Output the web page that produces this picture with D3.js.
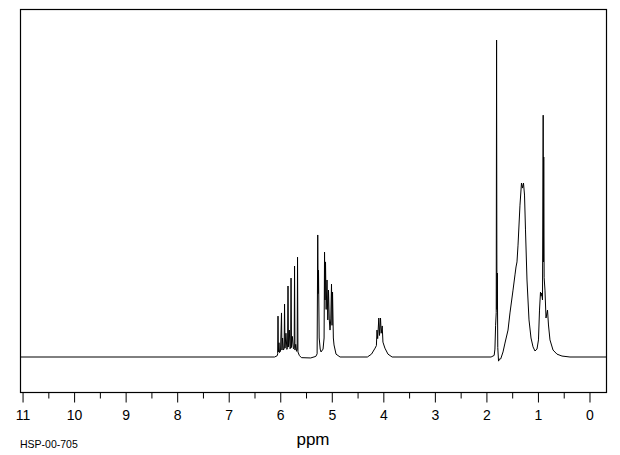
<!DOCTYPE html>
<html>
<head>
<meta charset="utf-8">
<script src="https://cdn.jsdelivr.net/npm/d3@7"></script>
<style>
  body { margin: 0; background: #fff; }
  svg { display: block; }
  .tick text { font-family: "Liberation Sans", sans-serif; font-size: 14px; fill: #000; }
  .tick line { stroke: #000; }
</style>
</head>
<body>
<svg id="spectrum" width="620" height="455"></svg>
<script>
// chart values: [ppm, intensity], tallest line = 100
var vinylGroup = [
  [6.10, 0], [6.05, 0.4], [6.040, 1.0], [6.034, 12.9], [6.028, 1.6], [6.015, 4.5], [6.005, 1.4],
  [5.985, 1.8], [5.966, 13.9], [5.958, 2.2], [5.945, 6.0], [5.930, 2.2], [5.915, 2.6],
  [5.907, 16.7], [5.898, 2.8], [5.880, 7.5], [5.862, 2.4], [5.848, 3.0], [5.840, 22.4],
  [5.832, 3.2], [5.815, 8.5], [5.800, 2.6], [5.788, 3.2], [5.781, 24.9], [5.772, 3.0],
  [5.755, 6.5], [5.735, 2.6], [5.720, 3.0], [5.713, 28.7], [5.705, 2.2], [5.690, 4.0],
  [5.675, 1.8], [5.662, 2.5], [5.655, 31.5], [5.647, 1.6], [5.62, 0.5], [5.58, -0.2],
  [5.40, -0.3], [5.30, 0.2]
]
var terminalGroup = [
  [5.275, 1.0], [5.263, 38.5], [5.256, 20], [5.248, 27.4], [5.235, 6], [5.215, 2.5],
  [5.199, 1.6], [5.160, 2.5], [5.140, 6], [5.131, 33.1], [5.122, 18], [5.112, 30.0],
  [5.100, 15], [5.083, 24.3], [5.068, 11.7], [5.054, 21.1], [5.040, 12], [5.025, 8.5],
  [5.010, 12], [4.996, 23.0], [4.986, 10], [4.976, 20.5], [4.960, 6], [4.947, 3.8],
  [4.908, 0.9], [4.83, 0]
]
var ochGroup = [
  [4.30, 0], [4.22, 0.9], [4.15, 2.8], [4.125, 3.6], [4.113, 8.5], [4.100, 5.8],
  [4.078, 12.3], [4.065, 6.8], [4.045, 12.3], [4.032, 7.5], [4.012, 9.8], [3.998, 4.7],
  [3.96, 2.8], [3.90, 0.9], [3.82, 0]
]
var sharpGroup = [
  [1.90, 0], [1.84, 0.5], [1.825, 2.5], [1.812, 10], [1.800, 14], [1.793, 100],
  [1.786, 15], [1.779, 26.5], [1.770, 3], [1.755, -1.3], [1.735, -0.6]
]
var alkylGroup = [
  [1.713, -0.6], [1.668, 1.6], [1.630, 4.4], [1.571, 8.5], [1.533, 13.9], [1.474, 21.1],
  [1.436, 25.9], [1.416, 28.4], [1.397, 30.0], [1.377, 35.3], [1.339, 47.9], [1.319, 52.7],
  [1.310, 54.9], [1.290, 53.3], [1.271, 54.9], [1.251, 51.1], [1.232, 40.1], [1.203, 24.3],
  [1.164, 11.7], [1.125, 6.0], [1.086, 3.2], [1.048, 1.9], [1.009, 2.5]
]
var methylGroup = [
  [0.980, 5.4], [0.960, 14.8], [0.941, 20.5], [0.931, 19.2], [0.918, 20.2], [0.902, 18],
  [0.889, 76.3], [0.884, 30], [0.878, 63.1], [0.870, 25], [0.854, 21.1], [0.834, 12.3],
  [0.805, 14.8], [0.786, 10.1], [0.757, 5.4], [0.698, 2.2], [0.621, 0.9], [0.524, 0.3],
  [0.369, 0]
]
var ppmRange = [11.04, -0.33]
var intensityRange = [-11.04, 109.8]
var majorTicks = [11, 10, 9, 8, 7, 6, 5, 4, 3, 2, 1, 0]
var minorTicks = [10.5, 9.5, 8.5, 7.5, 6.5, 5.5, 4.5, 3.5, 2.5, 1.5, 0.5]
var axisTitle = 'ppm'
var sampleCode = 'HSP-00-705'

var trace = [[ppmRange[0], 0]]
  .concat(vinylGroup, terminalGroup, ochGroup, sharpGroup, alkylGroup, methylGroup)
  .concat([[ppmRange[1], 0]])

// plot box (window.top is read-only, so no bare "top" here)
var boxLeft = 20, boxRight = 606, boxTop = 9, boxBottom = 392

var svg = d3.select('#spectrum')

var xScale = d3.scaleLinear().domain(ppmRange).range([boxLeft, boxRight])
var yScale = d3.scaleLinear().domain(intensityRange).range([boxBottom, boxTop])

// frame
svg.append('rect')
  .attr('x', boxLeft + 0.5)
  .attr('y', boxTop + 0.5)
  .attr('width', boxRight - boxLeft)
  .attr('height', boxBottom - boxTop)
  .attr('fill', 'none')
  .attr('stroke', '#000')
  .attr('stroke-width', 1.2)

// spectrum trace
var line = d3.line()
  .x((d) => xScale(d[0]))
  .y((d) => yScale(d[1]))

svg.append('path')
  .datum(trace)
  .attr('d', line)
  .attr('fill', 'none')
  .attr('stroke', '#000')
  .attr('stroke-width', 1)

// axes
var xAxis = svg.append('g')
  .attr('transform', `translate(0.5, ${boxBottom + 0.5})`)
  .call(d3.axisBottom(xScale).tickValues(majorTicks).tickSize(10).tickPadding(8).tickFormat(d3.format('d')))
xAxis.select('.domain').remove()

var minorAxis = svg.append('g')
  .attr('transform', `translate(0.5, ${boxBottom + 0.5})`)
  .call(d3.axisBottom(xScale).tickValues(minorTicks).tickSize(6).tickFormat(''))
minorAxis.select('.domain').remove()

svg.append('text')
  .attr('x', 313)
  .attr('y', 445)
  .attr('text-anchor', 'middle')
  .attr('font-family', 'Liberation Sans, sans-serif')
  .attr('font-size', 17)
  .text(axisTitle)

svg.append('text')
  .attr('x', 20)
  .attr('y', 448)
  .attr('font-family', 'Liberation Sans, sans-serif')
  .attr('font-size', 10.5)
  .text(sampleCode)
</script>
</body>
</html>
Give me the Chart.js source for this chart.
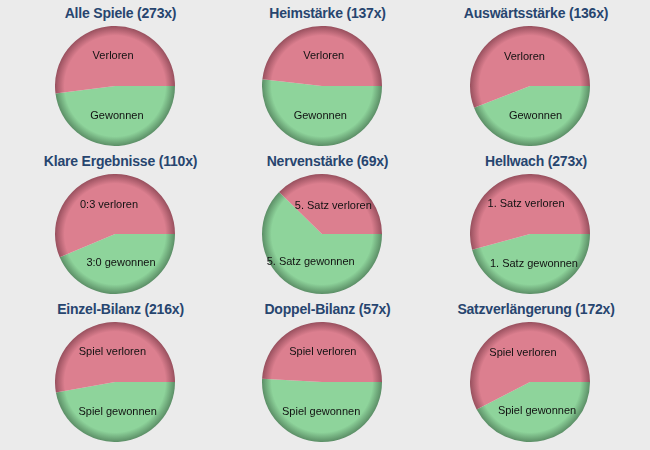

▸ TASK: Copy the material exactly. Do not include the pictures.

▸ FULL RESPONSE:
Output the web page that produces this picture with D3.js.
<!DOCTYPE html>
<html>
<head>
<meta charset="utf-8">
<script src="https://cdn.jsdelivr.net/npm/d3@7"></script>
<style>
  body { margin: 0; background: #fff; }
  svg { display: block; }
  .tick text { font-family: "Liberation Sans", sans-serif; font-size: 14px; fill: #000; }
  .tick line { stroke: #000; }
</style>
</head>
<body>
<svg id="spectrum" width="620" height="455"></svg>
<script>
// chart values: [ppm, intensity], tallest line = 100
var vinylGroup = [
  [6.10, 0], [6.05, 0.4], [6.040, 1.0], [6.034, 12.9], [6.028, 1.6], [6.015, 4.5], [6.005, 1.4],
  [5.985, 1.8], [5.966, 13.9], [5.958, 2.2], [5.945, 6.0], [5.930, 2.2], [5.915, 2.6],
  [5.907, 16.7], [5.898, 2.8], [5.880, 7.5], [5.862, 2.4], [5.848, 3.0], [5.840, 22.4],
  [5.832, 3.2], [5.815, 8.5], [5.800, 2.6], [5.788, 3.2], [5.781, 24.9], [5.772, 3.0],
  [5.755, 6.5], [5.735, 2.6], [5.720, 3.0], [5.713, 28.7], [5.705, 2.2], [5.690, 4.0],
  [5.675, 1.8], [5.662, 2.5], [5.655, 31.5], [5.647, 1.6], [5.62, 0.5], [5.58, -0.2],
  [5.40, -0.3], [5.30, 0.2]
]
var terminalGroup = [
  [5.275, 1.0], [5.263, 38.5], [5.256, 20], [5.248, 27.4], [5.235, 6], [5.215, 2.5],
  [5.199, 1.6], [5.160, 2.5], [5.140, 6], [5.131, 33.1], [5.122, 18], [5.112, 30.0],
  [5.100, 15], [5.083, 24.3], [5.068, 11.7], [5.054, 21.1], [5.040, 12], [5.025, 8.5],
  [5.010, 12], [4.996, 23.0], [4.986, 10], [4.976, 20.5], [4.960, 6], [4.947, 3.8],
  [4.908, 0.9], [4.83, 0]
]
var ochGroup = [
  [4.30, 0], [4.22, 0.9], [4.15, 2.8], [4.125, 3.6], [4.113, 8.5], [4.100, 5.8],
  [4.078, 12.3], [4.065, 6.8], [4.045, 12.3], [4.032, 7.5], [4.012, 9.8], [3.998, 4.7],
  [3.96, 2.8], [3.90, 0.9], [3.82, 0]
]
var sharpGroup = [
  [1.90, 0], [1.84, 0.5], [1.825, 2.5], [1.812, 10], [1.800, 14], [1.793, 100],
  [1.786, 15], [1.779, 26.5], [1.770, 3], [1.755, -1.3], [1.735, -0.6]
]
var alkylGroup = [
  [1.713, -0.6], [1.668, 1.6], [1.630, 4.4], [1.571, 8.5], [1.533, 13.9], [1.474, 21.1],
  [1.436, 25.9], [1.416, 28.4], [1.397, 30.0], [1.377, 35.3], [1.339, 47.9], [1.319, 52.7],
  [1.310, 54.9], [1.290, 53.3], [1.271, 54.9], [1.251, 51.1], [1.232, 40.1], [1.203, 24.3],
  [1.164, 11.7], [1.125, 6.0], [1.086, 3.2], [1.048, 1.9], [1.009, 2.5]
]
var methylGroup = [
  [0.980, 5.4], [0.960, 14.8], [0.941, 20.5], [0.931, 19.2], [0.918, 20.2], [0.902, 18],
  [0.889, 76.3], [0.884, 30], [0.878, 63.1], [0.870, 25], [0.854, 21.1], [0.834, 12.3],
  [0.805, 14.8], [0.786, 10.1], [0.757, 5.4], [0.698, 2.2], [0.621, 0.9], [0.524, 0.3],
  [0.369, 0]
]
var ppmRange = [11.04, -0.33]
var intensityRange = [-11.04, 109.8]
var majorTicks = [11, 10, 9, 8, 7, 6, 5, 4, 3, 2, 1, 0]
var minorTicks = [10.5, 9.5, 8.5, 7.5, 6.5, 5.5, 4.5, 3.5, 2.5, 1.5, 0.5]
var axisTitle = 'ppm'
var sampleCode = 'HSP-00-705'

var trace = [[ppmRange[0], 0]]
  .concat(vinylGroup, terminalGroup, ochGroup, sharpGroup, alkylGroup, methylGroup)
  .concat([[ppmRange[1], 0]])

// plot box (window.top is read-only, so no bare "top" here)
var boxLeft = 20, boxRight = 606, boxTop = 9, boxBottom = 392

var svg = d3.select('#spectrum')

var xScale = d3.scaleLinear().domain(ppmRange).range([boxLeft, boxRight])
var yScale = d3.scaleLinear().domain(intensityRange).range([boxBottom, boxTop])

// frame
svg.append('rect')
  .attr('x', boxLeft + 0.5)
  .attr('y', boxTop + 0.5)
  .attr('width', boxRight - boxLeft)
  .attr('height', boxBottom - boxTop)
  .attr('fill', 'none')
  .attr('stroke', '#000')
  .attr('stroke-width', 1.2)

// spectrum trace
var line = d3.line()
  .x((d) => xScale(d[0]))
  .y((d) => yScale(d[1]))

svg.append('path')
  .datum(trace)
  .attr('d', line)
  .attr('fill', 'none')
  .attr('stroke', '#000')
  .attr('stroke-width', 1)

// axes
var xAxis = svg.append('g')
  .attr('transform', `translate(0.5, ${boxBottom + 0.5})`)
  .call(d3.axisBottom(xScale).tickValues(majorTicks).tickSize(10).tickPadding(8).tickFormat(d3.format('d')))
xAxis.select('.domain').remove()

var minorAxis = svg.append('g')
  .attr('transform', `translate(0.5, ${boxBottom + 0.5})`)
  .call(d3.axisBottom(xScale).tickValues(minorTicks).tickSize(6).tickFormat(''))
minorAxis.select('.domain').remove()

svg.append('text')
  .attr('x', 313)
  .attr('y', 445)
  .attr('text-anchor', 'middle')
  .attr('font-family', 'Liberation Sans, sans-serif')
  .attr('font-size', 17)
  .text(axisTitle)

svg.append('text')
  .attr('x', 20)
  .attr('y', 448)
  .attr('font-family', 'Liberation Sans, sans-serif')
  .attr('font-size', 10.5)
  .text(sampleCode)
</script>
</body>
</html>
Give me the Chart.js source for this chart.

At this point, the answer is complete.